Today was fun. I saw the Catching Fire movie with Christina and Heidi and we sat on the balcony part of the theater, which i had never before sat in, and it was awesome because people don’t go to afternoon movies in the middle of the week so no one was up there but us.
The Semester ends next week, and I just don’t really care about any of it. I need to study, but I’m not at all stressing out over it or even really acknowledging the fact that this entire semester just like walked by me and here we are at the end of it and I never actually got into the rhythm of it. I spent half the semester avoiding Physics, and now I’ll have to learn the things I didn’t learn. And I spent most of the semester ignoring chemistry.
I think the past three/four months of my life has big one big blur of being at the beach, and meditating, and reading books. And just avoiding everything that was happening to me, how do you become a bystander in your own life? I don’t know, it just sort of happens. You’re experiencing it but also watching as it’s literally moving forward.

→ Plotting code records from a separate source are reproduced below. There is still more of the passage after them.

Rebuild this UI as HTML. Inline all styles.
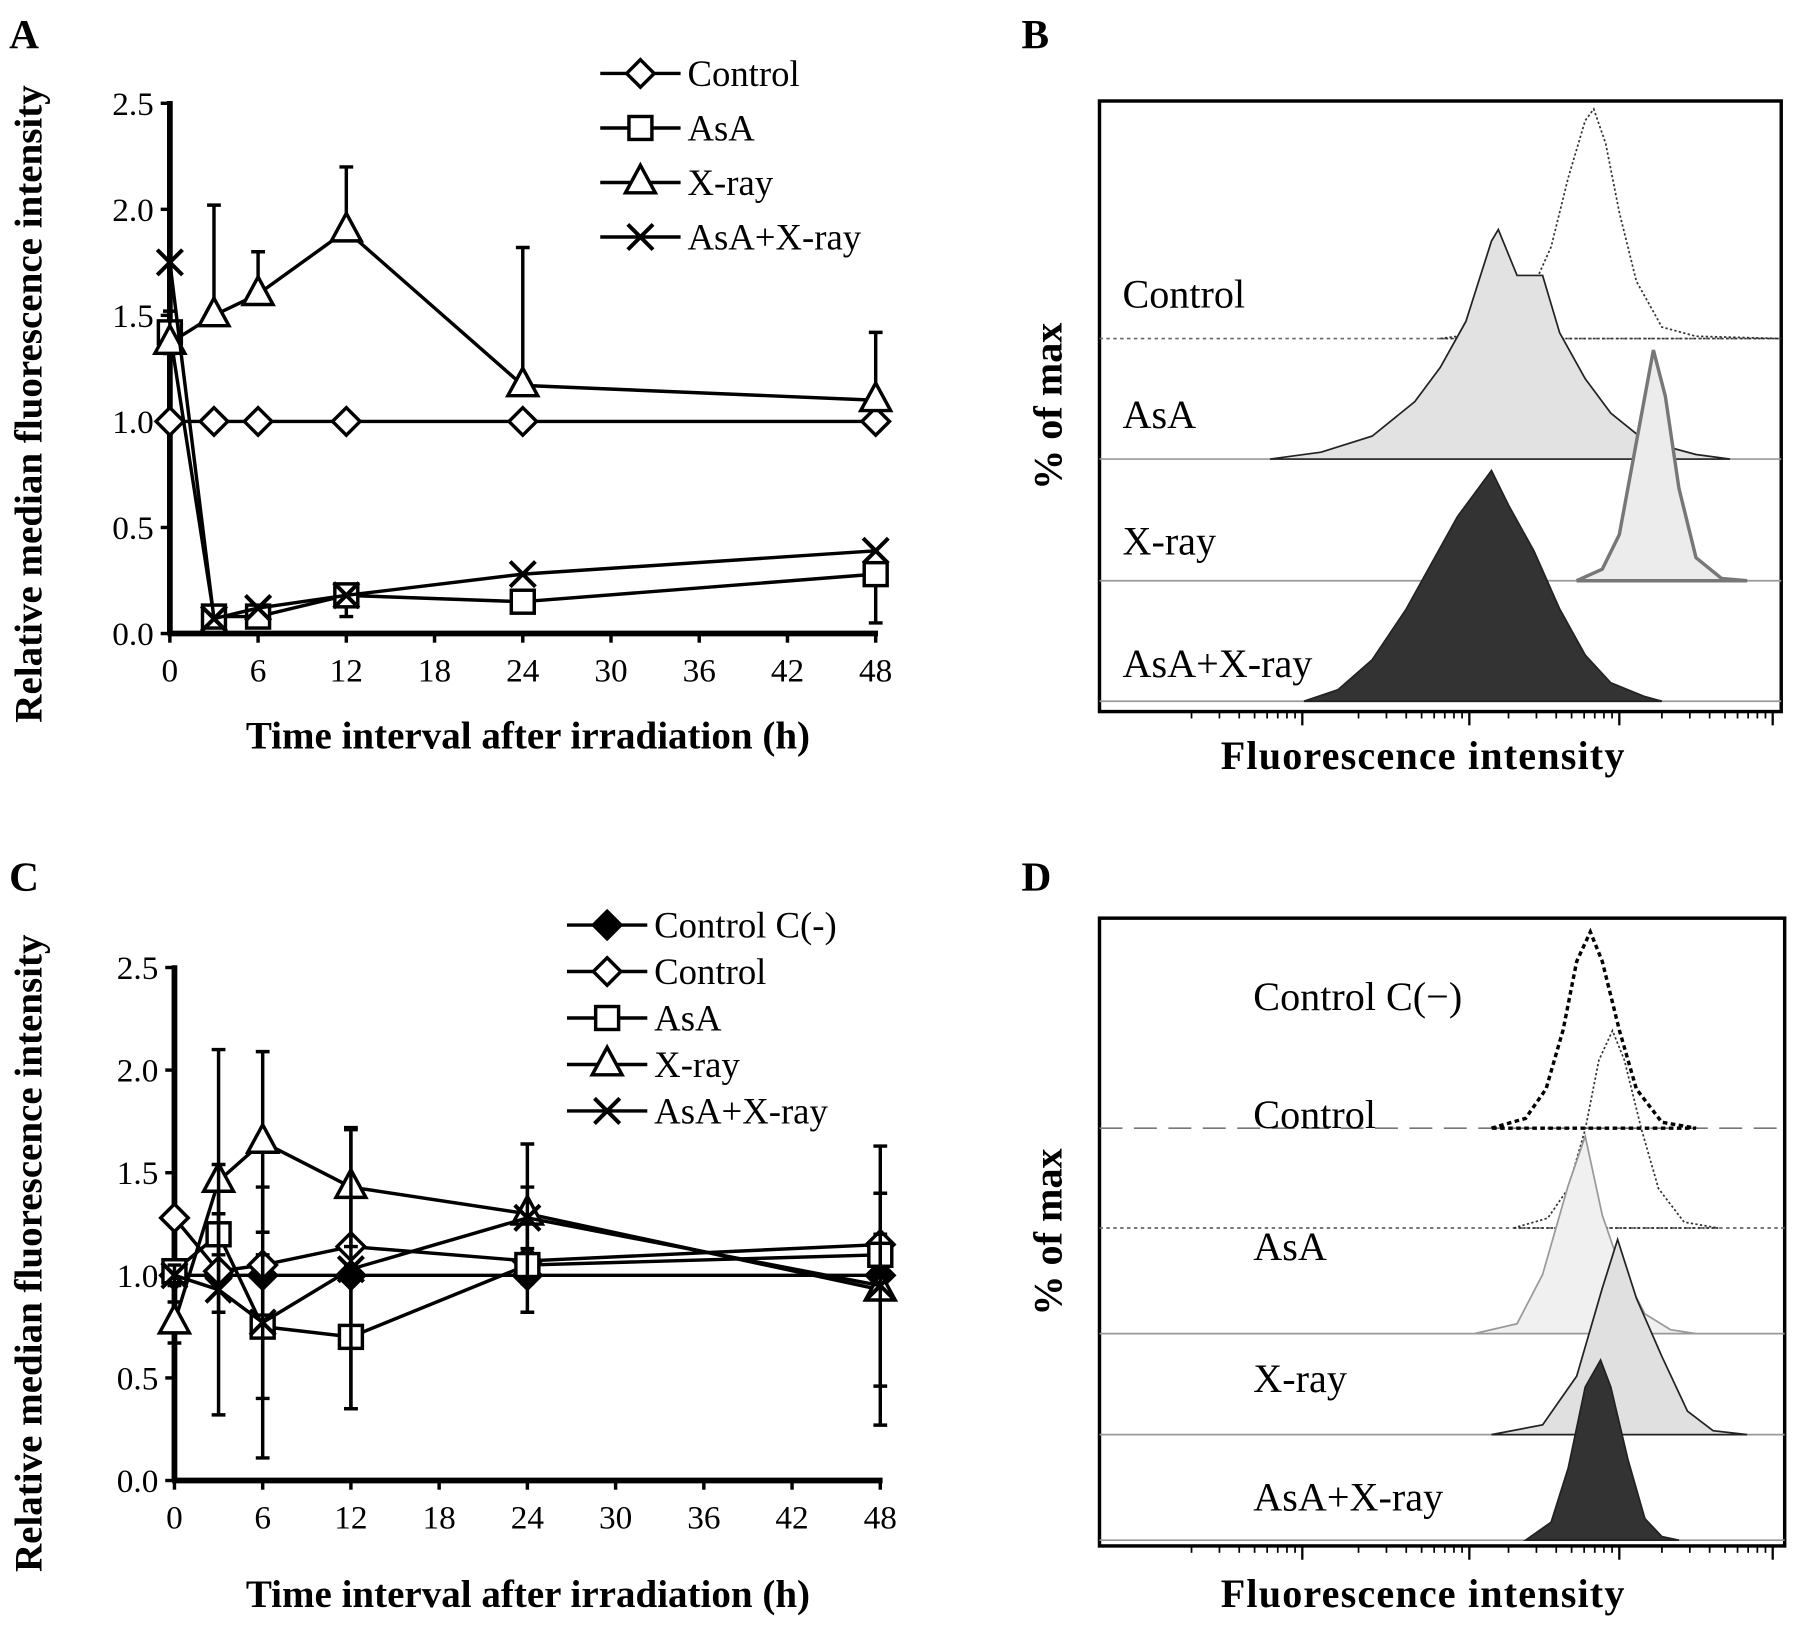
<!DOCTYPE html>
<html><head><meta charset="utf-8"><style>
html,body{margin:0;padding:0;background:#fff}
svg{display:block}
text{font-family:"Liberation Serif",serif;fill:#000}
</style></head><body>
<svg id="fig" width="1795" height="1628" viewBox="0 0 1564 1418.5" preserveAspectRatio="none" xmlns="http://www.w3.org/2000/svg">
<rect width="1564" height="1418.5" fill="#fff"/>
<text x="8" y="42" font-size="36" font-weight="bold">A</text>
<text x="890" y="42" font-size="36" font-weight="bold">B</text>
<text x="8" y="776" font-size="36" font-weight="bold">C</text>
<text x="890" y="776" font-size="36" font-weight="bold">D</text>
<g id="gA"></g><g id="gB"></g><g id="gC"></g><g id="gD"></g>
</svg>
<script>
// ---- Panel A data ----
const timesA = [0, 3, 6, 12, 24, 48];
const aControl = [1.0, 1.0, 1.0, 1.0, 1.0, 1.0];
const aAsA = [1.42, 0.08, 0.08, 0.18, 0.15, 0.28];
const aAsAErr = [0.1, 0.03, 0.03, 0.1, 0.03, 0.23];
const aXray = [1.37, 1.5, 1.6, 1.9, 1.17, 1.1];
const aXrayErr = [0.15, 0.52, 0.2, 0.3, 0.65, 0.32];
const aCombo = [1.75, 0.07, 0.12, 0.18, 0.28, 0.39];
// ---- Panel C data ----
const timesC = [0, 3, 6, 12, 24, 48];
const cCneg = [1.0, 1.0, 1.0, 1.0, 1.0, 1.0];
const cCnegErr = [0, 0, 0, 0, 0.18, 0];
const cControl = [1.28, 1.02, 1.05, 1.14, 1.07, 1.15];
const cAsA = [1.02, 1.2, 0.75, 0.7, 1.05, 1.1];
const cAsAErr = [0.05, 0.1, 0.35, 0.35, 0.05, 0.1];
const cXray = [0.77, 1.46, 1.65, 1.43, 1.3, 0.93];
const cXrayErr = [0.1, 0.64, 0.44, 0.29, 0.34, 0.47];
const cCombo = [1.0, 0.93, 0.77, 1.03, 1.28, 0.95];
const cComboErr = [0.05, 0.61, 0.66, 0.68, 0.15, 0.68];
const xTicks = [0, 6, 12, 18, 24, 30, 36, 42, 48];
const yTicks = [0, 0.5, 1.0, 1.5, 2.0, 2.5];
const yTickLabels = ["0.0", "0.5", "1.0", "1.5", "2.0", "2.5"];
// ---- Histogram data: [log-intensity, fraction of max] ----
const bControl = [[2.0,0],[2.3,0.03],[2.5,0.15],[2.65,0.4],[2.75,0.7],[2.85,0.95],[2.9,1],[2.97,0.85],[3.05,0.55],[3.15,0.25],[3.3,0.05],[3.5,0.01],[4,0]];
const bAsA = [[1.0,0],[1.3,0.03],[1.6,0.1],[1.85,0.25],[2.0,0.4],[2.15,0.6],[2.3,0.95],[2.34,1],[2.45,0.8],[2.6,0.8],[2.7,0.55],[2.85,0.35],[3.0,0.2],[3.2,0.08],[3.5,0.02],[3.7,0]];
const bXray = [[2.8,0],[2.95,0.05],[3.05,0.2],[3.15,0.6],[3.25,1],[3.32,0.8],[3.4,0.4],[3.5,0.1],[3.65,0.01],[3.8,0]];
const bCombo = [[1.2,0],[1.4,0.05],[1.6,0.18],[1.8,0.4],[1.95,0.6],[2.1,0.8],[2.2,0.9],[2.3,1],[2.4,0.85],[2.55,0.65],[2.7,0.4],[2.85,0.2],[3.0,0.08],[3.2,0.02],[3.3,0]];
const dCneg = [[2.3,0],[2.5,0.05],[2.62,0.2],[2.72,0.5],[2.8,0.85],[2.88,1],[2.95,0.85],[3.05,0.5],[3.15,0.2],[3.3,0.03],[3.5,0]];
const dControl = [[2.43,0],[2.63,0.05],[2.75,0.2],[2.85,0.5],[2.93,0.85],[3.01,1],[3.08,0.85],[3.18,0.5],[3.28,0.2],[3.43,0.03],[3.63,0]];
const dAsA = [[2.2,0],[2.45,0.05],[2.6,0.3],[2.75,0.75],[2.85,1],[2.95,0.6],[3.05,0.35],[3.2,0.1],[3.35,0.02],[3.5,0]];
const dXray = [[2.3,0],[2.6,0.05],[2.8,0.3],[2.95,0.75],[3.04,1],[3.15,0.7],[3.3,0.4],[3.45,0.12],[3.6,0.02],[3.8,0]];
const dCombo = [[2.5,0],[2.65,0.1],[2.75,0.4],[2.85,0.85],[2.94,1],[3.0,0.85],[3.1,0.45],[3.2,0.12],[3.3,0.02],[3.4,0]];
const decadeTicks = [1.19, 2.17, 3.05, 3.95];

const NS = "http://www.w3.org/2000/svg";
function mk(parent, tag, attrs, txt) {
  const e = document.createElementNS(NS, tag);
  for (const k in attrs) e.setAttribute(k, attrs[k]);
  if (txt !== undefined) e.textContent = txt;
  parent.appendChild(e);
  return e;
}
function marker(g, type, cx, cy, fill) {
  let e;
  if (type === "diamond") e = mk(g, "polygon", {points:`${cx},${cy-12} ${cx+12},${cy} ${cx},${cy+12} ${cx-12},${cy}`, fill:fill||"#fff", stroke:"#000", "stroke-width":3});
  else if (type === "square") e = mk(g, "rect", {x:cx-10, y:cy-10, width:20, height:20, fill:"#fff", stroke:"#000", "stroke-width":3});
  else if (type === "triangle") e = mk(g, "polygon", {points:`${cx},${cy-15} ${cx+13},${cy+9} ${cx-13},${cy+9}`, fill:"#fff", stroke:"#000", "stroke-width":3});
  else e = mk(g, "path", {d:`M${cx-11},${cy-11}L${cx+11},${cy+11}M${cx+11},${cy-11}L${cx-11},${cy+11}`, stroke:"#000", "stroke-width":3.5, fill:"none"});
  
  
}
function lineChart(gid, x0, x48, y0, y25, times, series, legend, lx, ly) {
  const g = document.getElementById(gid);
  const sx = t => x0 + t * (x48 - x0) / 48;
  const sy = v => y0 - v * (y0 - y25) / 2.5;
  let ax = mk(g, "line", {x1:x0, y1:sy(2.5)-2, x2:x0, y2:y0, stroke:"#000", "stroke-width":5});
   
  ax = mk(g, "line", {x1:x0-2, y1:y0, x2:x48+2, y2:y0, stroke:"#000", "stroke-width":5});
   
  yTicks.forEach((v, i) => {
    mk(g, "line", {x1:x0-8, y1:sy(v), x2:x0, y2:sy(v), stroke:"#000", "stroke-width":3});
    const t = mk(g, "text", {x:x0-14, y:sy(v)+10, "font-size":29, "text-anchor":"end"}, yTickLabels[i]);
     
  });
  xTicks.forEach(v => {
    mk(g, "line", {x1:sx(v), y1:y0, x2:sx(v), y2:y0+8, stroke:"#000", "stroke-width":3});
    const t = mk(g, "text", {x:sx(v), y:y0+42, "font-size":29, "text-anchor":"middle"}, String(v));
     
  });
  series.forEach(s => {
    const sg = mk(g, "g", {});
    
    
    const dir = s.dir || "both";
    if (s.err) s.vals.forEach((v, i) => {
      if (!s.err[i]) return;
      const x = sx(times[i]);
      if (dir !== "down") { const y1 = sy(v + s.err[i]); mk(sg, "path", {d:`M${x},${sy(v)}V${y1}M${x-6},${y1}h12`, stroke:"#000", "stroke-width":3, fill:"none"}); }
      if (dir !== "up") { const y2 = sy(Math.max(0, v - s.err[i])); mk(sg, "path", {d:`M${x},${sy(v)}V${y2}M${x-6},${y2}h12`, stroke:"#000", "stroke-width":3, fill:"none"}); }
    });
    mk(sg, "polyline", {points: s.vals.map((v, i) => sx(times[i]) + "," + sy(v)).join(" "), fill:"none", stroke:"#000", "stroke-width":3});
    s.vals.forEach((v, i) => marker(sg, s.type, sx(times[i]), sy(v), s.fill));
  });
  legend.forEach((l, i) => {
    const y = ly + i * (gid === "gA" ? 47.5 : 40.5);
    const lg = mk(g, "g", {});
    
    
    mk(lg, "line", {x1:lx, y1:y, x2:lx+70, y2:y, stroke:"#000", "stroke-width":3});
    marker(lg, l.type, lx+35, y, l.fill);
    mk(lg, "text", {x:lx+76, y:y+11, "font-size":32}, l.name);
  });
}
lineChart("gA", 148, 763, 552, 90, timesA, [
  {name:"control", type:"diamond", vals:aControl},
  {name:"asa", type:"square", vals:aAsA, err:aAsAErr, dir:"down"},
  {name:"xray", type:"triangle", vals:aXray, err:aXrayErr, dir:"up"},
  {name:"asa-xray", type:"x", vals:aCombo}
], [{name:"Control",type:"diamond"},{name:"AsA",type:"square"},{name:"X-ray",type:"triangle"},{name:"AsA+X-ray",type:"x"}], 523, 64);
lineChart("gC", 152, 767, 1290, 843, timesC, [
  {name:"control-cneg", type:"diamond", vals:cCneg, err:cCnegErr, fill:"#000", dir:"down"},
  {name:"control", type:"diamond", vals:cControl},
  {name:"asa", type:"square", vals:cAsA, err:cAsAErr},
  {name:"xray", type:"triangle", vals:cXray, err:cXrayErr},
  {name:"asa-xray", type:"x", vals:cCombo, err:cComboErr}
], [{name:"Control C(-)",type:"diamond",fill:"#000"},{name:"Control",type:"diamond"},{name:"AsA",type:"square"},{name:"X-ray",type:"triangle"},{name:"AsA+X-ray",type:"x"}], 494, 806);

function hist(gid, box, rows, titleY) {
  const g = document.getElementById(gid);
  const hx = L => 958 + L * 148.5;
  const b = mk(g, "rect", {x:box[0], y:box[1], width:box[2]-box[0], height:box[3]-box[1], fill:"none", stroke:"#000", "stroke-width":3});
   
  rows.forEach(r => {
    const hg = mk(g, "g", {});
    
    
    mk(hg, "line", {x1:box[0], y1:r.base, x2:box[2], y2:r.base, stroke:r.baseStroke||"#999", "stroke-width":1.5, "stroke-dasharray":r.baseDash||"none"});
    const pts = r.data.map(p => hx(p[0]) + "," + (r.base - p[1] * r.h));
    mk(hg, "polygon", {points: pts.join(" "), fill:r.fill, stroke:r.stroke, "stroke-width":r.sw||1.5, "stroke-dasharray":r.dash||"none"});
    mk(hg, "text", {x:r.lx, y:r.ly, "font-size":35}, r.label);
  });
  const by = box[3];
  for (let d = 0; d < decadeTicks.length; d++) {
    const x = hx(decadeTicks[d]);
    mk(g, "line", {x1:x, y1:by, x2:x, y2:by+12, stroke:"#000", "stroke-width":2});
    for (let k = 2; k < 10; k++) {
      const xm = hx(decadeTicks[d] - (1 - Math.log10(k)) * 0.93);
      if (xm > box[0]) mk(g, "line", {x1:xm, y1:by, x2:xm, y2:by+6, stroke:"#000", "stroke-width":1.5});
    }
  }
  const t = mk(g, "text", {x:1240, y:titleY, "font-size":35, "font-weight":"bold", "text-anchor":"middle", "letter-spacing":"1"}, "Fluorescence intensity");
   
  const yc = (box[1] + box[3]) / 2;
  const yt = mk(g, "text", {x:0, y:0, "font-size":35, "font-weight":"bold", "text-anchor":"middle", transform:`translate(925,${yc}) rotate(-90)`}, "% of max");
   
}
hist("gB", [958, 88, 1552, 620], [
  {id:"control", data:bControl, base:295, h:200, fill:"none", stroke:"#333", dash:"2,2", baseDash:"3,3", baseStroke:"#666", label:"Control", lx:978, ly:268},
  {id:"asa", data:bAsA, base:400, h:200, fill:"#e2e2e2", stroke:"#222", label:"AsA", lx:978, ly:373},
  {id:"xray", data:bXray, base:506, h:201, fill:"#ececec", stroke:"#777", sw:3, label:"X-ray", lx:978, ly:483},
  {id:"asa-xray", data:bCombo, base:611, h:201, fill:"#333", stroke:"#222", label:"AsA+X-ray", lx:978, ly:590}
], 670);
hist("gD", [958, 800, 1555, 1347], [
  {id:"control-cneg", data:dCneg, base:983, h:171, fill:"none", stroke:"#000", sw:3, dash:"4,3", baseDash:"20,10", baseStroke:"#777", label:"Control  C(\u2212)", lx:1092, ly:880},
  {id:"control", data:dControl, base:1070, h:172, fill:"none", stroke:"#333", dash:"2,2", baseDash:"3,3", baseStroke:"#666", label:"Control", lx:1092, ly:983},
  {id:"asa", data:dAsA, base:1162, h:172, fill:"#f0f0f0", stroke:"#999", label:"AsA", lx:1092, ly:1098},
  {id:"xray", data:dXray, base:1250, h:170, fill:"#e0e0e0", stroke:"#222", label:"X-ray", lx:1092, ly:1213},
  {id:"asa-xray", data:dCombo, base:1342, h:157, fill:"#333", stroke:"#222", label:"AsA+X-ray", lx:1092, ly:1316}
], 1400);
const svg = document.getElementById("fig");
[["A", 652, 352], ["C", 1400, 1092]].forEach(a => {
  let t = mk(svg, "text", {x:460, y:a[1], "font-size":34, "font-weight":"bold", "text-anchor":"middle"}, "Time interval after irradiation (h)");
  
  
  t = mk(svg, "text", {x:0, y:0, "font-size":34, "font-weight":"bold", "text-anchor":"middle", transform:`translate(36,${a[2]}) rotate(-90)`}, "Relative median fluorescence intensity");
  
  
});
</script>
</body></html>
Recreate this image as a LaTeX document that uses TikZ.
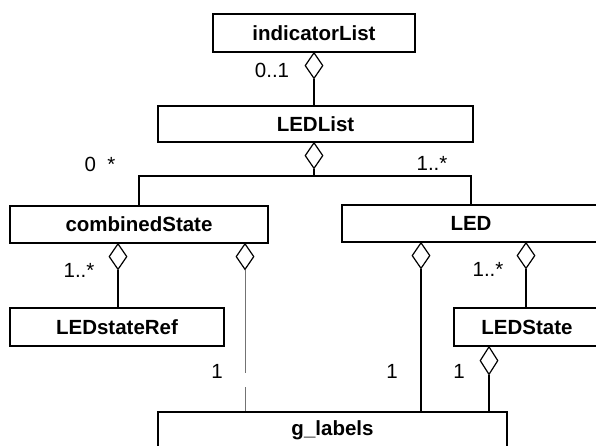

It’s just so funny how deeply the disconnection is, between me and reality, I have my head constantly in the clouds, it’s unreal. I realized that I’m not a fan of letting reality define you. I don’t know if that makes any sense, but I feel like reality brings people down so much, and I just feel like being alive is not about your strict relationship with reality, but with unreality, with your hallucinations, and illusions.
If you’re open, the world will surprise you. I believe in that.
"You are terrifying and strange and beautiful, someone not everyone knows how to love."